- WORK REQUIRED
Set down word for word the lines running from the line with "What matplotlib code" to the line with "return 1 - y / H", ends included. Skip every picture.

- PROVIDED ENTRIES
#####
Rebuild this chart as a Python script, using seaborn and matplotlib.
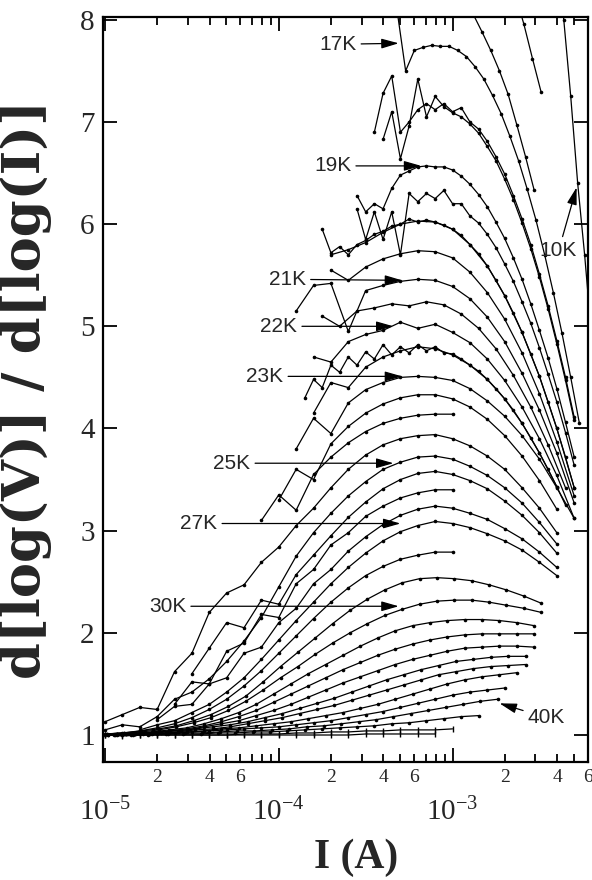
import numpy as np
import pandas as pd
import matplotlib
matplotlib.use("Agg")
import matplotlib.pyplot as plt
import seaborn as sns
from matplotlib.ticker import FixedLocator, FuncFormatter, NullLocator

# ---------------- data: d[log V]/d[log I] curves ----------------
# each curve: first log10(I/A), spacing in decades, list of values
c01 = [1.00,0.99,1.00,1.00,1.00,1.00,1.00,1.00,1.00,1.00,1.00,1.00,1.00,1.00,1.00,1.01,1.01,1.01,1.01,1.01]
c02 = [1.00,1.00,1.00,1.00,1.00,1.00,1.00,1.00,1.01,1.01,1.01,1.02,1.02,1.03,1.03,1.04,1.04,1.05,1.05,1.05,1.06]
c03 = [1.00,1.00,1.00,1.01,1.01,1.01,1.02,1.02,1.03,1.03,1.04,1.05,1.06,1.07,1.08,1.09,1.11,1.12,1.14,1.16,1.18,1.19]
c04 = [1.00,1.00,1.01,1.01,1.02,1.02,1.03,1.04,1.04,1.05,1.06,1.08,1.09,1.11,1.13,1.15,1.18,1.21,1.24,1.27,1.30,1.33,1.35]
c05 = [1.00,1.00,1.01,1.01,1.02,1.03,1.04,1.05,1.06,1.07,1.08,1.10,1.12,1.14,1.17,1.20,1.23,1.27,1.31,1.35,1.39,1.42,1.44,1.46]
c06 = [1.00,1.01,1.01,1.02,1.03,1.04,1.06,1.07,1.09,1.11,1.13,1.16,1.19,1.22,1.26,1.30,1.35,1.40,1.45,1.50,1.54,1.57,1.59,1.61]
c07 = [1.00,1.01,1.01,1.02,1.03,1.05,1.06,1.08,1.11,1.14,1.17,1.21,1.25,1.29,1.34,1.39,1.44,1.49,1.54,1.59,1.62,1.65,1.67,1.68,1.69]
c08 = [1.00,1.01,1.02,1.03,1.04,1.06,1.08,1.10,1.13,1.17,1.21,1.26,1.31,1.36,1.42,1.48,1.54,1.59,1.64,1.68,1.72,1.74,1.76,1.77,1.77]
c09 = [1.01,1.01,1.02,1.04,1.05,1.08,1.11,1.14,1.19,1.24,1.30,1.37,1.44,1.51,1.57,1.63,1.69,1.74,1.78,1.82,1.85,1.86,1.87,1.87,1.86]
c10 = [1.01,1.01,1.02,1.04,1.06,1.09,1.13,1.18,1.24,1.32,1.40,1.48,1.56,1.64,1.71,1.78,1.84,1.89,1.93,1.96,1.98,1.99,1.99,1.99,1.99]
c11 = [1.01,1.02,1.03,1.05,1.07,1.11,1.16,1.22,1.30,1.40,1.50,1.60,1.69,1.78,1.87,1.95,2.02,2.07,2.10,2.12,2.13,2.13,2.12,2.10,2.07]
c12 = [1.01,1.02,1.03,1.05,1.08,1.12,1.17,1.24,1.33,1.44,1.56,1.67,1.79,1.90,2.00,2.09,2.17,2.23,2.28,2.31,2.32,2.32,2.30,2.27,2.24,2.20]
c13 = [1.01,1.02,1.04,1.06,1.09,1.14,1.20,1.28,1.38,1.52,1.67,1.81,1.95,2.09,2.22,2.33,2.42,2.49,2.53,2.54,2.53,2.51,2.47,2.42,2.36,2.29]
c14 = [1.01,1.02,1.04,1.07,1.11,1.17,1.25,1.35,1.48,1.63,1.80,1.97,2.14,2.30,2.44,2.56,2.65,2.72,2.76,2.79,2.79]
c15 = [1.05,1.10,1.14,1.22,1.30,1.42,1.56,1.74,1.93,2.12,2.30,2.48,2.64,2.78,2.90,2.99,3.05,3.09,3.07,3.03,2.97,2.90,2.81,2.69,2.56]
c16 = [1.15,1.28,1.30,1.50,1.56,1.80,1.86,2.10,2.24,2.48,2.62,2.80,2.94,3.06,3.15,3.21,3.24,3.22,3.17,3.11,3.02,2.92,2.79,2.64]
c17 = [1.30,1.52,1.50,1.82,1.90,2.18,2.15,2.48,2.62,2.86,2.98,3.14,3.24,3.32,3.37,3.40,3.40]
c18 = [1.60,1.85,2.10,2.05,2.32,2.28,2.57,2.76,2.95,3.13,3.28,3.41,3.50,3.56,3.58,3.55,3.49,3.41,3.29,3.15,2.98,2.78]
c19 = [1.05,1.10,1.08,1.18,1.35,1.42,1.55,1.72,1.92,2.15,2.45,2.75,2.98,3.17,3.34,3.48,3.60,3.67,3.72,3.73,3.70,3.63,3.54,3.42,3.27,3.08,2.87]
c20 = [1.13,1.20,1.27,1.25,1.62,1.80,2.20,2.39,2.47,2.69,2.84,3.05,3.22,3.42,3.60,3.74,3.84,3.90,3.93,3.94,3.90,3.83,3.73,3.60,3.42,3.22,2.98]
c21 = [3.10,3.35,3.20,3.55,3.72,3.86,3.97,4.05,4.10,4.13,4.14,4.14]
c22 = [3.30,3.60,3.50,3.85,4.02,4.15,4.24,4.30,4.33,4.33,4.29,4.21,4.09,3.93,3.73,3.49,3.21]
c23 = [3.80,4.10,3.95,4.25,4.38,4.45,4.50,4.51,4.50,4.47,4.39,4.27,4.12,3.93,3.70,3.42,3.12]
c24 = [4.15,4.45,4.40,4.60,4.70,4.76,4.80,4.78,4.72,4.62,4.48,4.29,4.05,3.76,3.43]
c25 = [4.30,4.48,4.40,4.62,4.55,4.70,4.62,4.75,4.68,4.82,4.72,4.80,4.74,4.82,4.76,4.80,4.74,4.73,4.68,4.62,
       4.56,4.48,4.39,4.29,4.18,4.05,3.91,3.76,3.60,3.43,3.25]
c26 = [4.70,4.65,4.85,4.92,4.96,5.04,4.98,5.02,4.94,4.84,4.68,4.47,4.21,3.90,3.54,3.12]
c27 = [5.10,5.00,5.15,5.18,5.22,5.20,5.24,5.21,5.12,4.98,4.78,4.52,4.21,3.84,3.42]
c28 = [5.15,5.40,5.42,4.95,5.35,5.40,5.44,5.46,5.45,5.39,5.27,5.09,4.85,4.54,4.18,3.76,3.27]
c29 = [5.55,5.45,5.58,5.66,5.71,5.74,5.73,5.67,5.53,5.33,5.07,4.74,4.34,3.87,3.34]
c30 = [5.70,5.75,5.82,5.92,6.00,6.03,6.02,5.95,5.80,5.59,5.30,4.94,4.51,4.00,3.42]
c31 = [5.95,5.72,5.78,5.70,5.80,5.84,5.90,5.93,5.98,6.00,6.05,6.02,6.04,6.02,5.99,5.95,5.89,5.80,5.71,5.59,
       5.45,5.30,5.13,4.94,4.73,4.51,4.26,4.00,3.72,3.42]
c32 = [6.15,5.85,6.12,5.85,6.12,5.70,6.30,6.22,6.30,6.25,6.33,6.20,6.20,6.08,6.01,5.90,5.77,5.61,5.44,5.24,
       5.03,4.79,4.53,4.26,3.96,3.64]
c33 = [6.28,6.12,6.20,6.15,6.35,6.48,6.52,6.56,6.57,6.56,6.56,6.53,6.47,6.39,6.29,6.17,6.02,5.86,5.67,5.46,
       5.22,4.96,4.69,4.39,4.06,3.72]
c34 = [6.90,7.28,7.45,6.90,7.00,7.12,7.18,7.12,7.18,7.10,7.14,7.00,6.93,6.81,6.66,6.49,6.28,6.05,5.80,5.51,
       5.20,4.86,4.50,4.11]
c35 = [6.83,7.10,6.64,6.96,7.42,7.05,7.25,7.15,7.09,7.05,6.98,6.89,6.76,6.62,6.44,6.24,6.01,5.76,5.48,5.17,
       4.83,4.47,4.08]
c36 = [8.60,8.10,7.50,7.70,7.73,7.75,7.74,7.74,7.70,7.64,7.54,7.42,7.26,7.08,6.86,6.62,6.34,6.04,5.70,5.33,
       4.93,4.50,4.05]
c37 = [8.22,8.05,7.88,7.70,7.50,7.27,6.97,6.66,6.33]
c38 = [8.25,7.96,7.62,7.29]
c39 = [8.70,8.00,7.25,6.40,5.70,4.90]

curves = [c01, c02, c03, c04, c05, c06, c07, c08, c09, c10, c11, c12, c13,
          c14, c15, c16, c17, c18, c19, c20, c21, c22, c23, c24, c25, c26,
          c27, c28, c29, c30, c31, c32, c33, c34, c35, c36, c37, c38, c39]
start_log = [-5.00, -5.00, -4.95, -4.94, -5.00, -4.93, -4.98, -4.98, -4.93, -4.93,
             -4.93, -4.99, -4.99, -5.00, -4.80, -4.70, -4.60, -4.50, -5.00, -5.00,
             -4.10, -4.00, -3.90, -3.80, -3.85, -3.80, -3.75, -3.90, -3.70, -3.70,
             -3.75, -3.55, -3.55, -3.45, -3.40, -3.37, -2.93, -2.64, -2.40]
step_log = [0.10] * 24 + [0.05, 0.10, 0.10, 0.10, 0.10, 0.10,
                          0.05, 0.05, 0.05, 0.05, 0.05, 0.05, 0.05, 0.05, 0.04]
bar_marker_curves = [0, 1]   # flattest curves drawn with bar-like markers

labels = ["17K", "19K", "21K", "22K", "23K", "25K", "27K", "30K", "10K", "40K"]
label_logI = [-3.66, -3.69, -3.95, -4.00, -4.08, -4.27, -4.46, -4.64, -2.39, -2.46]
label_y = [7.76, 6.57, 5.46, 5.00, 4.51, 3.66, 3.07, 2.26, 5.74, 1.17]
arrow_logI = [-3.31, -3.18, -3.29, -3.34, -3.29, -3.34, -3.30, -3.31, -2.286, -2.73]
arrow_y = [7.77, 6.57, 5.45, 5.00, 4.51, 3.66, 3.07, 2.26, 6.36, 1.31]

rows = []
for k, (vals, s, st) in enumerate(zip(curves, start_log, step_log)):
    for j, v in enumerate(vals):
        rows.append({"curve": k, "I": 10 ** (s + st * j), "slope": v})
df = pd.DataFrame(rows)
df_dot = df[~df["curve"].isin(bar_marker_curves)]
df_bar = df[df["curve"].isin(bar_marker_curves)]

# ---------------- styling ----------------
sns.set_style("ticks")
plt.rcParams["font.family"] = ["Liberation Serif", "DejaVu Serif"]
plt.rcParams["mathtext.fontset"] = "custom"
plt.rcParams["mathtext.rm"] = "Liberation Serif"
plt.rcParams["mathtext.it"] = "Liberation Serif:italic"
plt.rcParams["mathtext.bf"] = "Liberation Serif:bold"

fig = plt.figure(figsize=(5.92, 8.80), dpi=100)
fig.patch.set_facecolor("white")
ax = fig.add_axes([0.174, 0.134, 0.820, 0.847])

sns.lineplot(data=df_dot, x="I", y="slope", units="curve", estimator=None, sort=False,
             color="black", lw=0.9, marker="o", markersize=2.6, mew=0, mec="black",
             legend=False, ax=ax)
sns.lineplot(data=df_bar, x="I", y="slope", units="curve", estimator=None, sort=False,
             color="black", lw=0.9, marker="|", markersize=4.5, mew=1.0, mec="black",
             legend=False, ax=ax)

ax.set_xscale("log")
ax.set_xlim(10 ** -5.0115, 10 ** -2.218)
ax.set_ylim(0.735, 8.03)

ax.xaxis.set_major_locator(FixedLocator([1e-5, 1e-4, 1e-3]))
ax.xaxis.set_major_formatter(FuncFormatter(lambda v, p: r"$10^{%d}$" % int(round(np.log10(v)))))
minor_pos = [m * 10.0 ** e for e in (-6, -5, -4, -3) for m in range(2, 10)]
ax.xaxis.set_minor_locator(FixedLocator(minor_pos))


def minor_fmt(v, p):
    e = np.floor(np.log10(v) + 1e-9)
    m = int(round(v / 10 ** e))
    return str(m) if m in (2, 4, 6) else ""


ax.xaxis.set_minor_formatter(FuncFormatter(minor_fmt))
ax.yaxis.set_major_locator(FixedLocator([1, 2, 3, 4, 5, 6, 7, 8]))
ax.yaxis.set_minor_locator(NullLocator())

ax.tick_params(which="both", direction="in", top=True, right=True, color="black", width=1.3)
ax.tick_params(which="major", length=10)
ax.tick_params(which="minor", length=5.5)
ax.tick_params(axis="x", which="major", labelsize=21, pad=26)
ax.tick_params(axis="x", which="minor", labelsize=14, pad=5)
ax.tick_params(axis="y", which="major", labelsize=21, pad=6)

for sp in ax.spines.values():
    sp.set_linewidth(1.6)
    sp.set_color("black")

ax.set_xlabel("I (A)", fontsize=30, fontweight="bold", family="Liberation Serif")
ax.xaxis.set_label_coords(0.521, -0.102)
ax.set_ylabel("d[log(V)] / d[log(I)]", fontsize=38, fontweight="bold", family="DejaVu Serif")
ax.yaxis.set_label_coords(-0.105, 0.5)

for t, lx, ly, axx, ayy in zip(labels, label_logI, label_y, arrow_logI, arrow_y):
    ax.annotate(t, xy=(10 ** axx, ayy), xytext=(10 ** lx, ly), ha="center", va="center",
                fontsize=15, family="Liberation Sans",
                arrowprops=dict(arrowstyle="-|>,head_length=0.7,head_width=0.2",
                                color="black", lw=0.9, shrinkA=1, shrinkB=0,
                                mutation_scale=15))

fig.savefig("out.png", dpi=100, facecolor="white")
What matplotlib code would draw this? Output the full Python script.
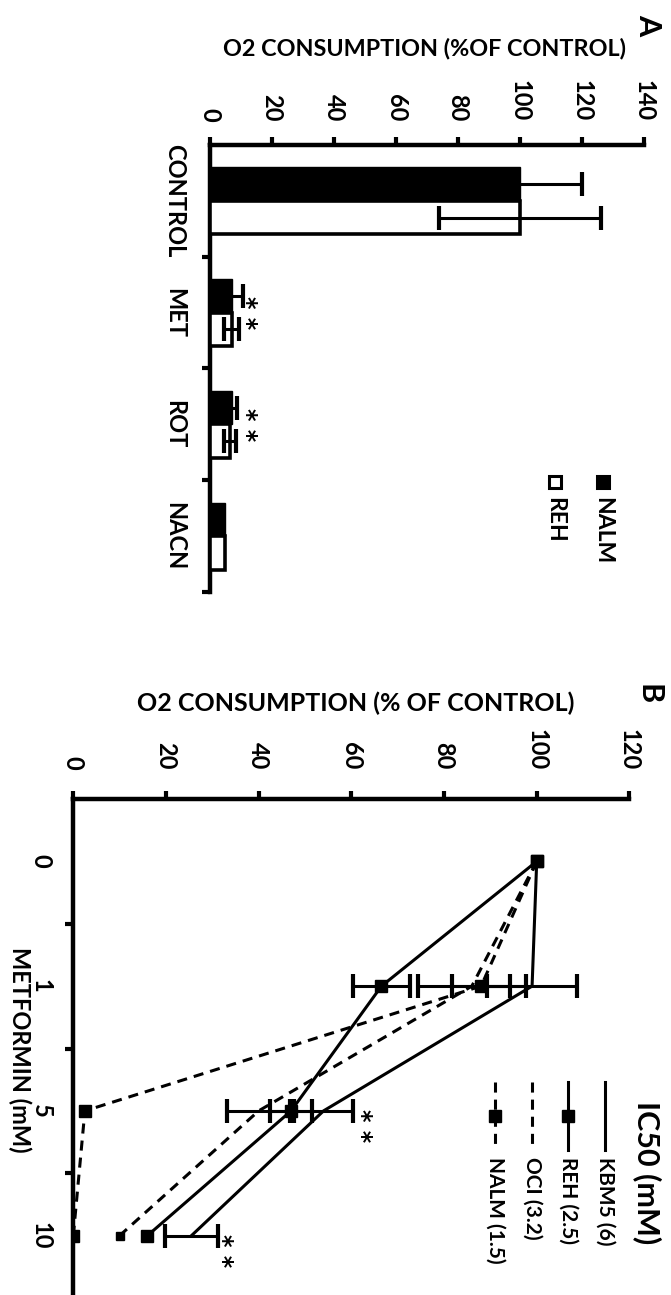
import matplotlib
matplotlib.use('Agg')
import matplotlib.pyplot as plt
from matplotlib.lines import Line2D
from matplotlib.patches import Rectangle
import numpy as np

W, H = 671, 1295
plt.rcParams['font.family'] = ['Lato', 'DejaVu Sans']
plt.rcParams['font.weight'] = 'bold'
plt.rcParams['axes.labelweight'] = 'bold'

# ---------------- data ----------------
categories_A = ['CONTROL', 'MET', 'ROT', 'NACN']
nalm_A = [100, 7, 7, 4.8]
nalm_A_err = [20, 3.5, 1.6, 0]
reh_A = [100, 7, 6.5, 4.8]
reh_A_err = [26, 2.5, 2, 0]
xticks_A = [0, 20, 40, 60, 80, 100, 120, 140]
sig_A = ['', '* *', '* *', '']

doses_B = ['0', '1', '5', '10']
kbm5_B = [100, 99, 54, 25.5]
kbm5_B_err = [0, 9.8, 6.3, 5.7]
reh_B = [100, 66.5, 47, 16]
reh_B_err = [0, 6.1, 4.5, 0]
oci_B = [100, 86, 40, 10]
oci_B_err = [0, 11.6, 6.8, 0]
nalm_B = [100, 88, 2.5, 0]
nalm_B_err = [0, 6.2, 0, 0]
xticks_B = [0, 20, 40, 60, 80, 100, 120]
sig_B = ['', '', '* *', '* *']
legend_B = ['KBM5 (6)', 'REH (2.5)', 'OCI (3.2)', 'NALM (1.5)']

fig = plt.figure(figsize=(W / 100, H / 100), dpi=100)


def fx(x):
    return x / W


def fy(y):
    return 1 - y / H


def errbars(ax, vals, pos, errs, lw=2.2):
    v = [a for a, e in zip(vals, errs) if e > 0]
    p = [b for b, e in zip(pos, errs) if e > 0]
    e = [e for e in errs if e > 0]
    if v:
        ax.errorbar(v, p, xerr=e, fmt='none', ecolor='black', elinewidth=lw,
                    capsize=8.5, capthick=3, zorder=4)


STAR_FONT = dict(family='DejaVu Sans', fontsize=17, fontweight='bold')
SPW = 3.2
# ---------------- Panel A ----------------
axA = fig.add_axes([fx(210), fy(592), fx(644) - fx(210), fy(145) - fy(592)])
idx = np.arange(len(categories_A))
bh = 0.3
axA.barh(idx - bh / 2, nalm_A, height=bh, color='black', edgecolor='black', linewidth=1, zorder=3)
axA.barh(idx + bh / 2, reh_A, height=bh, color='white', edgecolor='black', linewidth=2.6, zorder=3)
errbars(axA, nalm_A, idx - bh / 2, nalm_A_err)
errbars(axA, reh_A, idx + bh / 2, reh_A_err)
for i, s in enumerate(sig_A):
    if s:
        axA.text(11.5, i, s, rotation=-90, ha='center', va='center', **STAR_FONT)

axA.set_xlim(0, 140)
axA.set_ylim(3.5, -0.5)
for sp in ['right', 'bottom']:
    axA.spines[sp].set_visible(False)
for sp in ['top', 'left']:
    axA.spines[sp].set_linewidth(SPW)
axA.xaxis.tick_top()
axA.set_xticks(xticks_A)
axA.tick_params(axis='x', direction='out', length=6, width=3, pad=11, labelsize=17, labelrotation=-90)
axA.set_yticks(idx)
axA.set_yticklabels(categories_A)
axA.set_yticks(idx + 0.5, minor=True)
axA.tick_params(axis='y', which='major', length=0, pad=17, labelsize=17, labelrotation=-90)
axA.tick_params(axis='y', which='minor', direction='out', length=6, width=3)
for lab in axA.get_yticklabels() + axA.get_xticklabels():
    lab.set_fontweight('bold')
for lab in axA.get_yticklabels():
    lab.set_va('center')
axA.xaxis.set_label_position('top')
axA.set_xlabel('O2 CONSUMPTION (%OF CONTROL)', fontsize=16.8, fontweight='bold')
axA.xaxis.set_label_coords(0.495, 1.215)
axA.xaxis.label.set_va('center')

# legend A
for (cx, face, name) in [(603, 'black', 'NALM'), (555, 'white', 'REH')]:
    fig.add_artist(Rectangle((fx(cx - 6), fy(488)), fx(12), fy(476) - fy(488),
                             facecolor=face, edgecolor='black', linewidth=2.2,
                             transform=fig.transFigure))
    fig.text(fx(cx), fy(497), name, rotation=-90, ha='center', va='top', fontsize=16.5,
             fontweight='bold')

fig.text(fx(648), fy(25), 'A', rotation=-90, ha='center', va='center', fontsize=22,
         fontweight='bold')

# ---------------- Panel B ----------------
axB = fig.add_axes([fx(73.3), fy(1298), fx(629.4) - fx(73.3), fy(799) - fy(1298)])
pos = np.arange(len(doses_B))
LW = 2.2
dash = (3.3, 2.3)
axB.plot(kbm5_B, pos, color='black', lw=LW, zorder=3)
axB.plot(reh_B, pos, color='black', lw=LW, marker='s', ms=9, zorder=3)
axB.plot(oci_B, pos, color='black', lw=LW, ls=(0, dash), marker='s', ms=6,
         markevery=[3], zorder=3)
axB.plot(nalm_B, pos, color='black', lw=LW, ls=(0, dash), marker='s', ms=9, zorder=3)
errbars(axB, kbm5_B, pos, kbm5_B_err)
errbars(axB, reh_B, pos, reh_B_err)
errbars(axB, oci_B, pos, oci_B_err)
errbars(axB, nalm_B, pos, nalm_B_err)
sig_x = [0, 0, 62, 32]
for i, s in enumerate(sig_B):
    if s:
        axB.text(sig_x[i], i + 0.12, s, rotation=-90, ha='center', va='center', **STAR_FONT)

axB.set_xlim(0, 120)
axB.set_ylim(3.5, -0.5)
for sp in ['right', 'bottom']:
    axB.spines[sp].set_visible(False)
for sp in ['top', 'left']:
    axB.spines[sp].set_linewidth(SPW)
axB.xaxis.tick_top()
axB.set_xticks(xticks_B)
axB.tick_params(axis='x', direction='out', length=6, width=3, pad=15, labelsize=17, labelrotation=-90)
axB.set_yticks(pos)
axB.set_yticklabels(doses_B)
axB.set_yticks(pos + 0.5, minor=True)
axB.tick_params(axis='y', which='major', length=0, pad=15, labelsize=17, labelrotation=-90)
axB.tick_params(axis='y', which='minor', direction='out', length=6, width=3)
for lab in axB.get_yticklabels() + axB.get_xticklabels():
    lab.set_fontweight('bold')
for lab in axB.get_yticklabels():
    lab.set_va('center')
axB.xaxis.set_label_position('top')
axB.set_xlabel('O2 CONSUMPTION (% OF CONTROL)', fontsize=18, fontweight='bold')
axB.xaxis.set_label_coords(0.507, 1.192)
axB.xaxis.label.set_va('center')
axB.set_ylabel('METFORMIN (mM)', fontsize=17, rotation=-90, fontweight='bold')
axB.yaxis.set_label_coords(-0.097, 0.497)
axB.yaxis.label.set_va('center')

# legend B
styles = [dict(ls='-', marker=None), dict(ls='-', marker='s'),
          dict(ls=(0, dash), marker=None), dict(ls=(0, dash), marker='s')]
for lx, st, name in zip([605, 568, 532, 495], styles, legend_B):
    fig.add_artist(Line2D([fx(lx), fx(lx)], [fy(1082), fy(1150)], color='black', lw=LW,
                          ls=st['ls'], transform=fig.transFigure))
    if st['marker']:
        fig.add_artist(Line2D([fx(lx)], [fy(1116)], color='black', marker='s', ms=9,
                              transform=fig.transFigure))
    fig.text(fx(lx), fy(1157), name, rotation=-90, ha='center', va='top', fontsize=15,
             fontweight='bold')
fig.text(fx(647), fy(1173), 'IC50 (mM)', rotation=-90, ha='center', va='center', fontsize=22,
         fontweight='bold')
fig.text(fx(648), fy(694), 'B', rotation=-90, ha='center', va='center', fontsize=22,
         fontweight='bold')

fig.savefig('out.png', dpi=100)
#####
- ANSWER TO THE PROBLEM
What matplotlib code would draw this? Output the full Python script.
import matplotlib
matplotlib.use('Agg')
import matplotlib.pyplot as plt
from matplotlib.lines import Line2D
from matplotlib.patches import Rectangle
import numpy as np

W, H = 671, 1295
plt.rcParams['font.family'] = ['Lato', 'DejaVu Sans']
plt.rcParams['font.weight'] = 'bold'
plt.rcParams['axes.labelweight'] = 'bold'

# ---------------- data ----------------
categories_A = ['CONTROL', 'MET', 'ROT', 'NACN']
nalm_A = [100, 7, 7, 4.8]
nalm_A_err = [20, 3.5, 1.6, 0]
reh_A = [100, 7, 6.5, 4.8]
reh_A_err = [26, 2.5, 2, 0]
xticks_A = [0, 20, 40, 60, 80, 100, 120, 140]
sig_A = ['', '* *', '* *', '']

doses_B = ['0', '1', '5', '10']
kbm5_B = [100, 99, 54, 25.5]
kbm5_B_err = [0, 9.8, 6.3, 5.7]
reh_B = [100, 66.5, 47, 16]
reh_B_err = [0, 6.1, 4.5, 0]
oci_B = [100, 86, 40, 10]
oci_B_err = [0, 11.6, 6.8, 0]
nalm_B = [100, 88, 2.5, 0]
nalm_B_err = [0, 6.2, 0, 0]
xticks_B = [0, 20, 40, 60, 80, 100, 120]
sig_B = ['', '', '* *', '* *']
legend_B = ['KBM5 (6)', 'REH (2.5)', 'OCI (3.2)', 'NALM (1.5)']

fig = plt.figure(figsize=(W / 100, H / 100), dpi=100)


def fx(x):
    return x / W


def fy(y):
    return 1 - y / H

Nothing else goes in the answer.